Core strength Featured

8:00pm EDT June 25, 2010

Not much can be accomplished in a business if the person on the top perch isn’t defining and enforcing the rules of the game.

At Advantage Fitness Products, Bryan Green has taken that lesson to heart. The founder, president and CEO has built his company — which generated $34 million in 2008 revenue — on a well-constructed and consistently enforced foundation of core values and has hired like-minded leaders who have helped him keep the culture in front of both employees and clients.

Green says that cultural foundation is one of the essential ingredients for any growing business.

“You have to surround yourself with the best lateral leadership in terms of executive management and those leading your people in the field,” he says. “The only way to effectively scale a business as you grow is to find a team that believes as strongly as you do in where the company is going.”

Smart Business spoke with Green about how you can keep culture and core values at the forefront of your business.

Start with a vision. It begins with the vision and the establishment of the company path. That comes from the person at the top.

As we’ve grown the business from coast to coast, the time that I can spend with our growing work force has decreased significantly. So I stay focused on where my messaging can be the most effective — the region face-to-face meetings, the annual company meetings and conference calls in between those touch points. But like most any progressive company today, we have every available technology tool. We have e-mail video, phone, Web features, but nothing replaces face-to-face meetings. So really I do my best to stay in front of our managers so that they feel as connected and remain as engaged in our mission as possible.

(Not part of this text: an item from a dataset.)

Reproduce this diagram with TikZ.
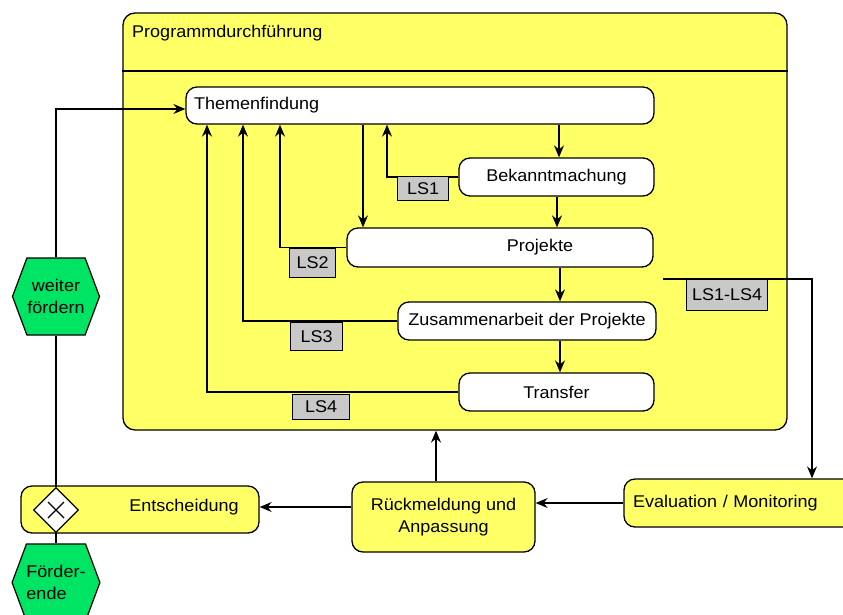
\documentclass[tikz,border=0pt]{standalone}
\usepackage{fontspec}
\setmainfont{Liberation Sans}[FakeStretch=1.06]
\usetikzlibrary{positioning,arrows.meta,shapes.geometric,shapes.symbols}
\definecolor{gelb}{RGB}{255,255,102}
\definecolor{gruen}{RGB}{0,228,100}
\definecolor{grau}{RGB}{200,200,200}

\begin{document}
\begin{tikzpicture}[x=1pt,y=-1pt]
        \tikzset{
            every node/.style={font=\fontsize{17}{22}\selectfont, inner sep=0pt},
            box/.style={draw, fill=white, rounded corners=11pt, line width=1.3pt},
            gbox/.style={draw, fill=gelb, rounded corners=11pt, line width=1.3pt},
            lsbox/.style={draw, fill=grau, line width=1.2pt, anchor=north west},
            hexa/.style={draw, fill=gruen, signal, signal to=east and west, signal pointer angle=139,
                         minimum width=87pt, minimum height=77pt, line width=1.2pt},
            pfeil/.style={-{Stealth[length=12pt,width=10pt,inset=4pt]}, line width=1.3pt},
            linie/.style={line width=1.3pt}
        }
        \useasboundingbox (0,0) rectangle (843,614);

        % Programmdurchfuehrung
        \node[gbox, rounded corners=12pt, minimum width=664pt, minimum height=417pt] (prog) at (455,221.5) {};
        \draw[linie] (prog.west |- 0,71) -- (prog.east |- 0,71);
        \node[anchor=west] (titel) at (132,33) {Programmdurchführung};

        \node[box, text width=452pt, inner xsep=8pt, minimum height=37pt, align=left] (them) at (420,105.5) {Themenfindung};
        \node[box, minimum width=195pt, minimum height=38pt] (bek) at (556.5,177) {Bekanntmachung};
        \node[box, minimum width=306pt, minimum height=39pt, label={[xshift=40pt]center:Projekte}] (proj) at (500,247.5) {};
        \node[box, minimum width=258pt, minimum height=38pt] (zus) at (527,321) {Zusammenarbeit der Projekte};
        \node[box, minimum width=195pt, minimum height=38pt] (trans) at (556.5,392) {Transfer};

        \draw[pfeil] (them.south -| 559,0) -- (bek.north -| 559,0);
        \draw[pfeil] (bek.south -| 557,0) -- (proj.north -| 557,0);
        \draw[pfeil] (them.south -| 363,0) -- (proj.north -| 363,0);
        \draw[pfeil] (proj.south -| 560,0) -- (zus.north -| 560,0);
        \draw[pfeil] (zus.south -| 560,0) -- (trans.north -| 560,0);

        \draw[pfeil] (bek.west) -| (them.south -| 387,0);
        \draw[pfeil] (proj.west) -| (them.south -| 280,0);
        \draw[pfeil] (zus.west) -| (them.south -| 243,0);
        \draw[pfeil] (trans.west) -| (them.south -| 207,0);

        \node[lsbox, minimum width=51pt, minimum height=24pt] (ls1) at (397,176) {LS1};
        \node[lsbox, minimum width=46pt, minimum height=29pt] (ls2) at (289,248) {LS2};
        \node[lsbox, minimum width=52pt, minimum height=28pt] (ls3) at (290,322) {LS3};
        \node[lsbox, minimum width=57pt, minimum height=25pt] (ls4) at (292,394) {LS4};

        % unten
        \node[gbox, text width=212pt, inner xsep=9pt, minimum height=48pt, align=left] (eval) at (739,503) {Evaluation / Monitoring};
        \node[gbox, minimum width=183pt, minimum height=70pt, align=center] (rueck) at (443.5,517) {Rückmeldung und\\Anpassung};
        \node[gbox, minimum width=238pt, minimum height=47pt, label={[xshift=44pt, yshift=2pt]center:Entscheidung}] (ent) at (140,509.5) {};
        \node[draw, fill=white, diamond, minimum width=45pt, minimum height=45pt, line width=1.2pt] (xor) at (56,510) {};
        \draw[linie] ([shift={(-8pt,-8pt)}]xor.center) -- ([shift={(8pt,8pt)}]xor.center);
        \draw[linie] ([shift={(-8pt,8pt)}]xor.center) -- ([shift={(8pt,-8pt)}]xor.center);

        \node[hexa, align=center] (weiter) at (56,296.5) {weiter\\fördern};
        \node[hexa, align=left] (ende) at (56,582.5) {Förder-\\ende};

        \coordinate (aus) at (663,279);
        \draw[pfeil] (aus) -| (eval.north -| 812,0);
        \node[lsbox, minimum width=81pt, minimum height=31pt] (ls14) at (686,279) {LS1-LS4};

        \draw[pfeil] (eval.west) -- (eval.west -| rueck.east);
        \draw[pfeil] (rueck.north -| 436,0) -- (prog.south -| 436,0);
        \draw[pfeil] (rueck.west |- 0,507) -- (ent.east |- 0,507);
        \draw[linie] (xor.north) -- (weiter.south);
        \draw[pfeil] (weiter.north) |- (them.west |- 0,109);
        \draw[linie] (xor.south) -- (ende.north);
    \end{tikzpicture}
\end{document}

Sometimes, just being there and providing that reinforcement produces the single greatest results. It’s really about making sure your management is also tied into the vision, which increases the communication strength and your ability to do that well throughout the organization.

Construct the message. First, you need to find your audience. You really need to make sure you know what you’re saying. If you go too broad, if you’re going over too many departments or levels of management hierarchy, you’re going to potentially lose people through that. And it’s the same when you’re messaging to clients. You really need to know your audience of clients. Our corporate clients are going to want a different message and different information than our municipality clients.

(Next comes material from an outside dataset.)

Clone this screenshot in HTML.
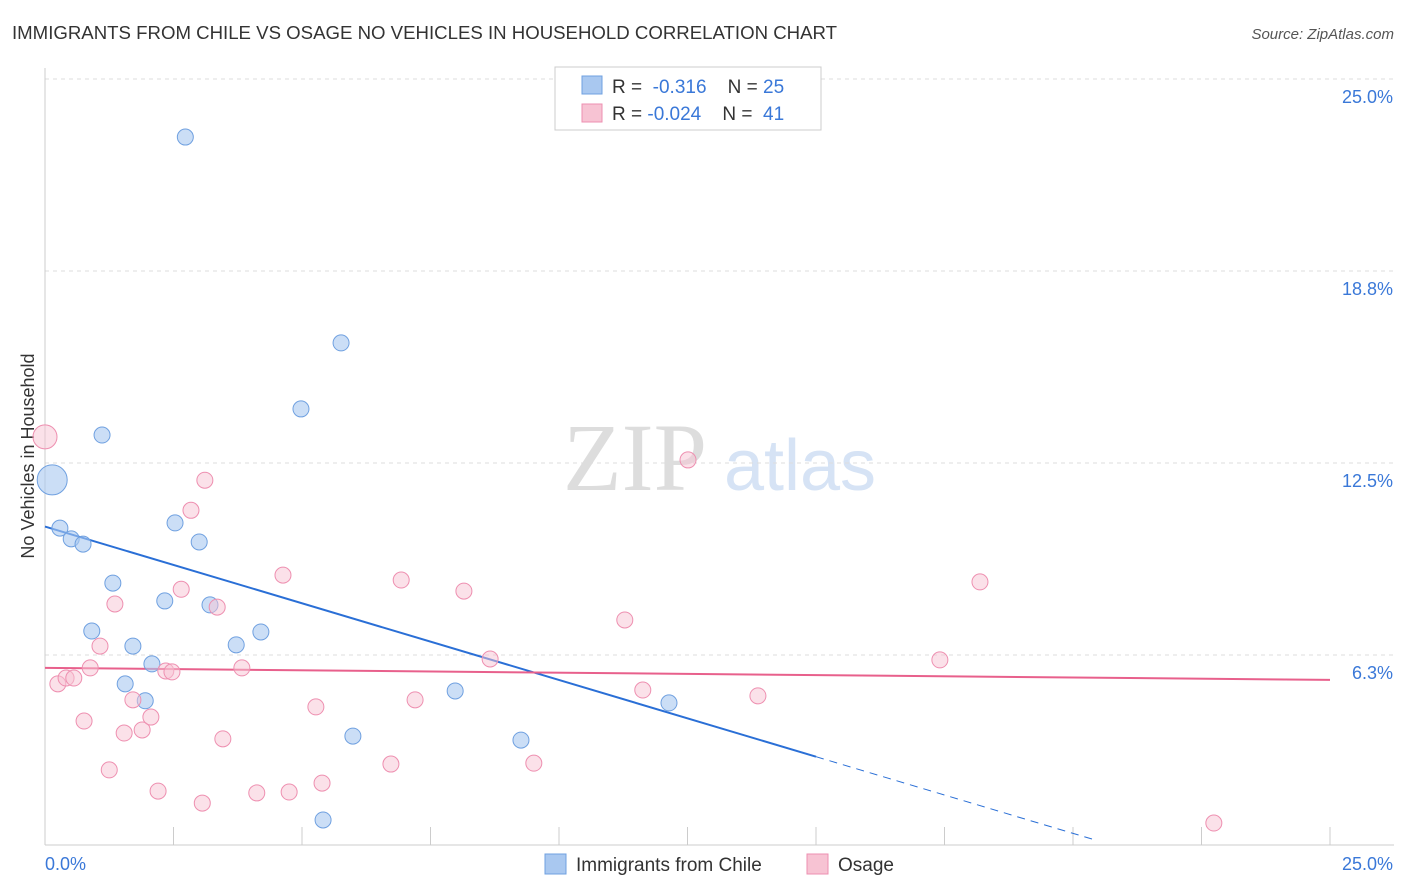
<!DOCTYPE html>
<html><head><meta charset="utf-8"><style>
body{margin:0;background:#fff;font-family:"Liberation Sans",sans-serif}
svg{display:block}
</style></head><body>
<svg id="c" width="1406" height="892" xmlns="http://www.w3.org/2000/svg">
<text x="12" y="39" font-size="18" fill="#333" textLength="825" lengthAdjust="spacingAndGlyphs">IMMIGRANTS FROM CHILE VS OSAGE NO VEHICLES IN HOUSEHOLD CORRELATION CHART</text>
<text x="1394" y="39" font-size="15" fill="#555" font-style="italic" text-anchor="end">Source: ZipAtlas.com</text>
<text x="34" y="456" font-size="18" fill="#333" text-anchor="middle" transform="rotate(-90 34 456)">No Vehicles in Household</text>
<g><text x="635" y="490" font-size="96" fill="#ddd" font-family="Liberation Serif,serif" text-anchor="middle">ZIP</text><text x="800" y="490" font-size="72" fill="#d6e3f5" text-anchor="middle">atlas</text></g>
<g id="grid"></g><g id="axes"></g><g id="lines"></g><g id="pts"></g>
<g>
<rect x="555" y="67" width="266" height="63" fill="#fff" stroke="#ccc"/>
<rect x="582" y="76" width="20" height="18" fill="#a9c8f0" stroke="#6fa0e0"/>
<rect x="582" y="104" width="20" height="18" fill="#f7c3d3" stroke="#ee8fb0"/>
<text x="612" y="93" font-size="19" fill="#333">R = <tspan fill="#3a78d8">&#160;-0.316</tspan>&#160;&#160;&#160; N = <tspan fill="#3a78d8">25</tspan></text>
<text x="612" y="120" font-size="19" fill="#333">R = <tspan fill="#3a78d8">-0.024</tspan>&#160;&#160;&#160; N = <tspan fill="#3a78d8">&#160;41</tspan></text>
</g>
<g>
<rect x="545" y="854" width="21" height="20" fill="#a9c8f0" stroke="#6fa0e0"/>
<text x="576" y="871" font-size="19" fill="#333">Immigrants from Chile</text>
<rect x="807" y="854" width="21" height="20" fill="#f7c3d3" stroke="#ee8fb0"/>
<text x="838" y="871" font-size="19" fill="#333">Osage</text>
</g>
</svg>
<script>
const xTickLabels=["0.0%","25.0%"];
const yTicks=[6.25,12.5,18.75,25];
const yTickLabels=["6.3%","12.5%","18.8%","25.0%"];
const chileX=[2.73,5.76,4.98,1.11,0.14,0.29,0.51,0.74,2.53,3.0,1.32,2.33,3.21,0.91,1.71,3.72,4.2,2.08,1.56,1.95,7.98,12.14,5.99,9.26,5.41];
const chileY=[23.11,16.41,14.26,13.41,11.95,10.38,10.03,9.86,10.55,9.93,8.59,8.01,7.88,7.03,6.54,6.58,7.0,5.96,5.31,4.76,5.08,4.69,3.61,3.48,0.88];
const chileR=[8,8,8,8,15,8,8,8,8,8,8,8,8,8,8,8,8,8,8,8,8,8,8,8,8];
const osageX=[0,0.25,0.41,0.56,0.88,1.07,1.36,0.76,1.25,1.54,1.71,1.89,2.06,2.2,2.35,2.47,2.65,2.84,3.11,3.35,3.06,3.46,3.83,4.12,4.63,4.75,5.27,5.39,6.73,6.93,7.2,8.15,8.66,9.51,11.28,11.63,12.51,13.87,17.41,18.19,22.74];
const osageY=[13.35,5.31,5.5,5.5,5.83,6.54,7.91,4.1,2.51,3.71,4.79,3.81,4.23,1.82,5.73,5.7,8.39,10.96,11.94,7.81,1.43,3.52,5.83,1.76,8.85,1.79,4.56,2.08,2.7,8.69,4.79,8.33,6.12,2.73,7.39,5.11,12.6,4.92,6.09,8.63,0.78];
const osageR=[12,8,8,8,8,8,8,8,8,8,8,8,8,8,8,8,8,8,8,8,8,8,8,8,8,8,8,8,8,8,8,8,8,8,8,8,8,8,8,8,8];
const chileTrend=[[0,10.43],[15,2.94],[20.43,0.23]];
const osageTrend=[[0,5.83],[25,5.44]];
const NS="http://www.w3.org/2000/svg";
const sx=v=>45+v/25*1285, sy=v=>847-v/25*768;
function mk(t,a,p){const e=document.createElementNS(NS,t);for(const k in a)e.setAttribute(k,a[k]);p.appendChild(e);return e;}
const grid=document.getElementById('grid'),axes=document.getElementById('axes'),lines=document.getElementById('lines'),pts=document.getElementById('pts');
yTicks.forEach((v,i)=>{
 const l=mk('line',{x1:45,x2:1394,y1:sy(v),y2:sy(v),stroke:'#ddd','stroke-dasharray':'4,4'},grid);
 
 
 const t=mk('text',{x:1393,y:sy(v)+24,'font-size':18,fill:'#3a78d8','text-anchor':'end'},axes);
 t.textContent=yTickLabels[i];
 
 
});
const ax=mk('line',{x1:45,x2:1394,y1:845,y2:845,stroke:'#ccc'},axes);


const ay=mk('line',{x1:45,x2:45,y1:68,y2:845,stroke:'#ccc'},axes);


for(let i=0;i<=10;i++){const tk=mk('line',{x1:sx(i*2.5),x2:sx(i*2.5),y1:827,y2:845,stroke:'#ccc'},axes);
 
 }
const xl0=mk('text',{x:45,y:870,'font-size':18,fill:'#3a78d8'},axes);xl0.textContent=xTickLabels[0];


const xl1=mk('text',{x:1393,y:870,'font-size':18,fill:'#3a78d8','text-anchor':'end'},axes);xl1.textContent=xTickLabels[1];


chileX.forEach((x,i)=>{const c=mk('circle',{cx:sx(x),cy:sy(chileY[i]),r:chileR[i],fill:'#a9c8f0','fill-opacity':0.6,stroke:'#6fa0e0'},pts);
 
 });
osageX.forEach((x,i)=>{const c=mk('circle',{cx:sx(x),cy:sy(osageY[i]),r:osageR[i],fill:'#f7c3d3','fill-opacity':0.5,stroke:'#ee8fb0'},pts);
 
 });
const bl=mk('line',{x1:sx(chileTrend[0][0]),y1:sy(chileTrend[0][1]),x2:sx(chileTrend[1][0]),y2:sy(chileTrend[1][1]),stroke:'#2a6fd6','stroke-width':2},lines);


const bd=mk('line',{x1:sx(chileTrend[1][0]),y1:sy(chileTrend[1][1]),x2:sx(chileTrend[2][0]),y2:sy(chileTrend[2][1]),stroke:'#2a6fd6','stroke-width':1,'stroke-dasharray':'8,6'},lines);


const pl=mk('line',{x1:sx(osageTrend[0][0]),y1:sy(osageTrend[0][1]),x2:sx(osageTrend[1][0]),y2:sy(osageTrend[1][1]),stroke:'#e8608c','stroke-width':2},lines);


</script>
</body></html>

Once you’ve established who you are speaking to, you really have to then determine how they want to be messaged to. Anything we do through social media reinforcement, videoconferencing or the good, old-fashioned lunch meeting, you have to make sure that with your team, your communication is about sending and receiving the message. If the vision is only being partially received or comprehended, you’re not going to be successful. So once you’ve defined the audience and identified how they want to be talked to, you have a much better approach than a ‘ready, fire, aim’ approach, which is a very inefficient way to send a message.

Hire the right team members. There is always going to be trial and error in a fast-growing company, but you really have to begin with knowing what your core values are and where you’re trying to get as an organization in terms of the support of your customer base. You have to talk about those things well beyond somebody’s resume when you’re looking for people to join a team. In any business, retention is a key. You have to be looking for people who share the values, are excited about the values and mission, and want to be around for a long time.

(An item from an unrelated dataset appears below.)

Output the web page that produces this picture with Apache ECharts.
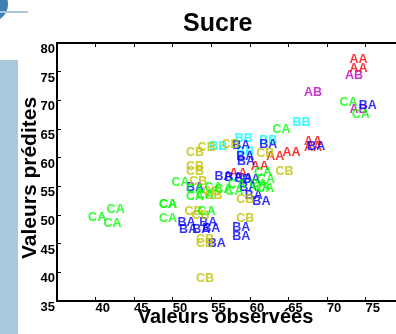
<!DOCTYPE html>
<html><head><meta charset="utf-8">
<script src="https://cdn.jsdelivr.net/npm/echarts@6/dist/echarts.min.js"></script>
<style>html,body{margin:0;padding:0;background:#fff}#c{width:396px;height:334px}</style>
</head><body><div id="c"></div>
<script>
const FONT = "'Liberation Sans', Arial, sans-serif";
const xTicks = [35, 80, 5];
const yTicks = [35, 80, 5];

const caX = [39.1,41.5,41.1,48.3,48.3,48.3,49.9,51.8,51.8,53.1,53.3,54.2,55.5,56.9,57.2,60.4,60.0,60.9,60.6,61.0,63.0,71.7,73.3];
const caY = [49.5,50.9,48.4,51.7,51.7,49.3,55.6,54.4,53.1,53.3,50.5,54.7,54.4,54.0,55.2,54.7,55.2,54.5,57.3,56.1,64.8,69.6,67.5];
const cbX = [51.8,53.3,56.4,51.8,51.8,52.2,53.9,54.2,51.6,52.5,53.1,53.1,53.1,58.3,58.3,60.9,63.4];
const cbY = [60.8,61.7,62.2,58.4,57.5,55.8,54.0,53.3,50.5,49.8,45.6,44.9,38.8,52.6,49.3,60.6,57.5];
const baX = [50.7,53.5,50.9,52.6,53.9,54.6,57.8,57.8,55.5,56.8,58.1,59.1,58.7,59.4,60.4,57.8,61.3,58.3,58.4,67.5,74.2,51.8];
const baY = [48.6,48.6,47.4,47.4,47.5,44.9,47.7,46.1,56.6,56.5,56.3,56.1,54.7,53.3,52.3,62.0,62.2,60.1,59.2,61.9,69.0,54.7];
const bbX = [54.8,58.1,58.3,61.3,65.6];
const bbY = [61.9,63.3,61.0,62.9,66.1];
const aaX = [73.0,73.0,67.1,67.1,64.3,62.2,60.2,57.4];
const aaY = [77.1,75.5,62.7,61.7,60.8,60.1,58.4,57.1];
const abX = [72.4,67.1,73.0];
const abY = [74.3,71.3,68.3];

const groups = [
  {name:'AB', x:abX, y:abY, color:'#bf00bf'},
  {name:'AA', x:aaX, y:aaY, color:'#ff0000'},
  {name:'BB', x:bbX, y:bbY, color:'#00ffff'},
  {name:'BA', x:baX, y:baY, color:'#0000ff'},
  {name:'CB', x:cbX, y:cbY, color:'#bfbf00'},
  {name:'CA', x:caX, y:caY, color:'#00ff00'}
];

const chart = echarts.init(document.getElementById('c'), null, {renderer:'canvas'});
const axisLine = {show:true, onZero:false, lineStyle:{color:'#000', width:2}};
const axisTick = {show:true, inside:true, length:4, lineStyle:{color:'#000', width:1}};
chart.setOption({
  animation:false,
  backgroundColor:'#fff',
  title:{text:'Sucre', left:178, top:7, textStyle:{fontFamily:FONT, fontSize:25, fontWeight:'bold', color:'#000'}},
  graphic:[
    {type:'rect', shape:{x:0, y:60, width:18, height:274}, style:{fill:'#a9c8dc'}, z:-10},
    {type:'circle', shape:{cx:-10, cy:4, r:18}, style:{fill:'#3f7fb5'}, z:-10},
    {type:'rect', shape:{x:0, y:11, width:28, height:2}, style:{fill:'#a9c8dc'}, z:-9}
  ],
  grid:{left:57, top:43, width:347, height:258, containLabel:false, outerBoundsMode:'none'},
  xAxis:[{
    type:'value', min:xTicks[0], max:xTicks[1], interval:xTicks[2], position:'bottom',
    axisLine, axisTick, splitLine:{show:false},
    axisLabel:{showMinLabel:false, align:'left', verticalAlign:'top', margin:1, fontFamily:FONT, fontSize:13, fontWeight:'bold', color:'#000'},
    name:'Valeurs observées', nameLocation:'middle', nameGap:16, nameMoveOverlap:false,
    nameTextStyle:{fontFamily:FONT, fontSize:20, fontWeight:'bold', color:'#000', verticalAlign:'middle', padding:[0,10,0,0]}
  },{
    type:'value', min:xTicks[0], max:xTicks[1], interval:xTicks[2], position:'top',
    axisLine, axisTick, axisLabel:{show:false}, splitLine:{show:false}
  }],
  yAxis:[{
    type:'value', min:yTicks[0], max:yTicks[1], interval:yTicks[2], position:'left',
    axisLine, axisTick, splitLine:{show:false},
    axisLabel:{verticalAlign:'top', margin:2, fontFamily:FONT, fontSize:13, fontWeight:'bold', color:'#000'},
    name:'Valeurs prédites', nameLocation:'middle', nameGap:27, nameRotate:90, nameMoveOverlap:false,
    nameTextStyle:{fontFamily:FONT, fontSize:21, fontWeight:'bold', color:'#000', verticalAlign:'middle', padding:[0,12,0,0]}
  },{
    type:'value', min:yTicks[0], max:yTicks[1], interval:yTicks[2], position:'right',
    axisLine, axisTick, axisLabel:{show:false}, splitLine:{show:false}
  }],
  series: groups.map(g => ({
    type:'scatter', name:g.name, symbolSize:1,
    itemStyle:{color:'rgba(0,0,0,0)'},
    emphasis:{disabled:true},
    data: g.x.map((v,i) => [v, g.y[i]]),
    label:{show:true, formatter:g.name, position:[0,0], align:'left', verticalAlign:'middle',
      fontFamily:FONT, fontSize:12.5, fontWeight:'bold', color:g.color},
    labelLayout:{hideOverlap:false}
  }))
});
</script></body></html>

There are a lot of great people out there, and the key is fleshing out those candidates. Building a strong human resources department allows you to get there and focus there, and having that strong lateral leadership in the form of someone who runs your HR unit, they absolutely need to know what you’re looking for in terms of the company’s focus and in terms of the specific role. From there, you narrow it down.

It’s an art far more than a science, but as you go through it and you have great people to help you, your batting average increases.

Here, our directors want to meet with them in the field, really to walk through the environment that they’re going to be operating in each day. With a company like ours that has a strong external sales force, you want to discuss and be within that environment.

We do a lot of things that serve as common denominators in how we bring new staff on board, be it sales or otherwise. It has to do with an exploration of people’s strengths. We have tools we look at — we set up protocols and benchmarks for looking at the common denominators, the glue and fabric, of what our business is and then trying to determine that fit. So we go through interview processes and also going through skills assessments and going back to how they interact with their peers and those who will manage them.

We’re very much less concerned about a formal interview environment. It’s far more about the exploration, about the day in the life and how that’s going to be, about the type of individual we’re looking to have come in and not only get into the role but enhance it beyond one’s job description. It’s the only way we really feel that we can grow the business — beginning with individuals. So we’re less formal with our interview process and far more focused on where the person can be successful based on what we’ve determined are their strengths.